Quarta-feira, 30 de julho de 2025 — Abertura sob tempestade e lama
A jornada do Wacken 2025 começou já sob o peso das nuvens carregadas. Diferente de outros anos em que a chuva despeja sua fúria antes do festival e dá trégua durante os dias de show, desta vez a água caiu de forma persistente desde o início, impedindo qualquer chance do terreno secar. Ao adentrar os portões, o público foi recebido não apenas pelos riffs, mas também pela lama que se tornaria símbolo desta edição.


Antes mesmo de pisarmos no “Holy Ground”, houve uma primeira novidade para a imprensa: a retirada das credenciais e o check-in foram feitos em um novo local, a cerca de cinco quilômetros do festival. O detalhe curioso é que esse espaço é, literalmente, um curral, com vacas pastando tranquilamente ao lado da fila de jornalistas, fotógrafos e produtores. Para nós da Headbangers Brasil, foi impossível não sorrir — a cena combinava perfeitamente com o espírito rústico e o logo bovino que representam o Wacken. Uma recepção inusitada, mas absolutamente adequada.
A abertura oficial trouxe aquela atmosfera tradicional de boas-vindas. Bandas como Apocalyptica e Beyond The Black aqueceram os primeiros headbangers, mas os dois momentos mais memoráveis da noite pertenceram a artistas que transformaram a lama em detalhe diante da música.


Primeiro, a união de Tarja Turunen e Marko Hietala no palco. O reencontro dos dois ex-companheiros de Nightwish foi emocionante e histórico — e suas escolhas musicais reforçaram esse impacto. Juntos, presentearam o público com uma combinação de faixas solo e clássicos de sua antiga banda. “Dark Star” trouxe a dramaticidade única de Tarja, “Dead Promises” mostrou o peso do dueto entre as vozes, e quando os acordes de “Wish I Had an Angel” ecoaram, a plateia inteira explodiu em coro, vivendo uma catarse coletiva que ficará guardada na memória de todos. Foi um espetáculo de nostalgia e intensidade, que uniu passado e presente em perfeita sintonia.

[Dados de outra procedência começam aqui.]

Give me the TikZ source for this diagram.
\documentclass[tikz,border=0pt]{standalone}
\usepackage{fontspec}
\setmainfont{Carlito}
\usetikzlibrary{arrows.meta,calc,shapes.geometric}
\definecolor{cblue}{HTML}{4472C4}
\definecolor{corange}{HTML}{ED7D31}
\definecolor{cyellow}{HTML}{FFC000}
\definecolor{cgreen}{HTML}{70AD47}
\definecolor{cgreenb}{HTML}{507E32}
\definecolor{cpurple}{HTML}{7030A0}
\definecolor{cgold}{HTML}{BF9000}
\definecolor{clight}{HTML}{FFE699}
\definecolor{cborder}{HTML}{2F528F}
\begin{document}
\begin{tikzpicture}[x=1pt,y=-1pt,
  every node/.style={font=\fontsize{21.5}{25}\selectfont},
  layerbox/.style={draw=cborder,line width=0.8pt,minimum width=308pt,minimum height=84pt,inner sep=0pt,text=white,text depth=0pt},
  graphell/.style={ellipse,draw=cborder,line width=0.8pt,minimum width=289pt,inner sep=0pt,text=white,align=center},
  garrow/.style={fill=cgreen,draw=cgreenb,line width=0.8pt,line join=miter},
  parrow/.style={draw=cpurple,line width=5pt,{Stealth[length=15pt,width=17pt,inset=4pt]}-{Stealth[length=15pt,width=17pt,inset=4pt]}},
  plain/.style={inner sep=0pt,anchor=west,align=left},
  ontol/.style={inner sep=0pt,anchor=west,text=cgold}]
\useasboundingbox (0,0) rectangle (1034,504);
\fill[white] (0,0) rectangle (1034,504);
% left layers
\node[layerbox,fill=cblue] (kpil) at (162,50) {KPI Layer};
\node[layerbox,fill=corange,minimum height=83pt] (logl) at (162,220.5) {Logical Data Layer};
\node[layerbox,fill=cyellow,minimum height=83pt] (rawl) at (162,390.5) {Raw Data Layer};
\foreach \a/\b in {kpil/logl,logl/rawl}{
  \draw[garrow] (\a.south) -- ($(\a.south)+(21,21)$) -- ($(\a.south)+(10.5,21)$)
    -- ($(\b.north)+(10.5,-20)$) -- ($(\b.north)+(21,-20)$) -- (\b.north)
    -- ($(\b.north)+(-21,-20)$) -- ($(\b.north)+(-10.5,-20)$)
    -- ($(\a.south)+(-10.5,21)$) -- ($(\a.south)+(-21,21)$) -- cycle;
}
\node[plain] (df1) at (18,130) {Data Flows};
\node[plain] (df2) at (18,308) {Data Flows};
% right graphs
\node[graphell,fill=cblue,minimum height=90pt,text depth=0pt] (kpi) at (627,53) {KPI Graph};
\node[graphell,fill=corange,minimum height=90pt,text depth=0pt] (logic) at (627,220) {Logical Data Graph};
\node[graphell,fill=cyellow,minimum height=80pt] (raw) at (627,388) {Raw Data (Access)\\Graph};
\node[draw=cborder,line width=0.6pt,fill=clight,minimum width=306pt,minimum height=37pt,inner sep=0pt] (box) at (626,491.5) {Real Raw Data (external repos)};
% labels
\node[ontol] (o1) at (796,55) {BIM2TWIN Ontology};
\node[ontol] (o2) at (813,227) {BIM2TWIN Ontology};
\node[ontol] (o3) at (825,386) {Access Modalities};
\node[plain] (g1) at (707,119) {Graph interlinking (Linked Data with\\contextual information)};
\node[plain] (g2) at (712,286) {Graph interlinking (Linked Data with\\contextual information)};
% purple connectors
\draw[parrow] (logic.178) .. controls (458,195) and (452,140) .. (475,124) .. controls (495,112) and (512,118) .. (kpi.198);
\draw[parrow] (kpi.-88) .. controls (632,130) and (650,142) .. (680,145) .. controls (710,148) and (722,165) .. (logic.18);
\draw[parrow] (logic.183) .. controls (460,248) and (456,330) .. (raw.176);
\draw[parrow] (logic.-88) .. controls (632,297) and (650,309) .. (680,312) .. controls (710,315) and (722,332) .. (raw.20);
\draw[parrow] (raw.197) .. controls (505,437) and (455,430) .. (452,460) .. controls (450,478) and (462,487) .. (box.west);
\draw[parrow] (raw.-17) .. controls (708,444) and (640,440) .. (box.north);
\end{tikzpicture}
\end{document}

Logo depois, subindo no palco com garra, o Saltatio Mortis entregou uma performance verdadeiramente épica sob uma chuva torrencial. Raios cortavam o céu e a água caía sem piedade, mas a banda e o público se recusaram a ceder. Ao som de faixas como “Finsterwacht”, “Schwarzer Strand” e a contagiante “Der Himmel muss warten”, o que se viu foi um espetáculo de resistência e comunhão. Molhados até os ossos, fãs e músicos cantavam e dançavam como se o temporal fosse apenas mais um ingrediente do show — e talvez tenha sido mesmo. Foi lindo testemunhar como aquela tempestade transformou o momento em um verdadeiro ritual pagão, com música e energia superando todas as barreiras.

Mas a natureza ainda não havia terminado sua intervenção. Já na madrugada para quinta-feira, uma supercélula atingiu a região, trazendo relâmpagos e chuvas ainda mais intensas. Por razões de segurança, a organização tomou a difícil decisão de esvaziar parte do camping, orientando os fãs a buscarem abrigo em seus carros. O anúncio foi feito pelo sistema oficial do Wacken-Chat e, mesmo em meio à frustração inicial, a medida foi recebida com compreensão — afinal, no Wacken a palavra de ordem é sempre a união.
Nós da equipe da Headbangers Brasil, assim como diversos colegas da imprensa de todos os cantos do mundo, estávamos na tenda de imprensa dentro do Wacken United quando o alerta foi disparado. Por orientação da organização, permanecemos ali até o aviso ser retirado. A experiência foi, curiosamente, tranquila: todos se ajudavam, compartilhando informações, água, café e até capas de chuva. E talvez esse seja justamente o maior símbolo do Wacken United: um espaço que funciona como um pequeno festival dentro do festival, reunindo imprensa, artistas, convidados, alguns fãs dispostos a pagar um valor bastante elevado pela experiência (cuja receita é revertida para a fundação Wacken em projetos sociais) e outros profissionais que fazem o evento acontecer. Ali, o espírito de comunidade do metal fica ainda mais evidente, e o cuidado da organização com a imprensa e seus parceiros salta aos olhos.

Por volta das três da manhã, o alerta do serviço meteorológico foi suspenso e, aos poucos, a multidão retornou às tendas, já cobertas de lama mas também de histórias para contar. Assim se encerrava o primeiro dia de Wacken 2025: com música, chuva, e a certeza de que estávamos prestes a testemunhar uma das edições mais desafiadoras e memoráveis da história recente do festival.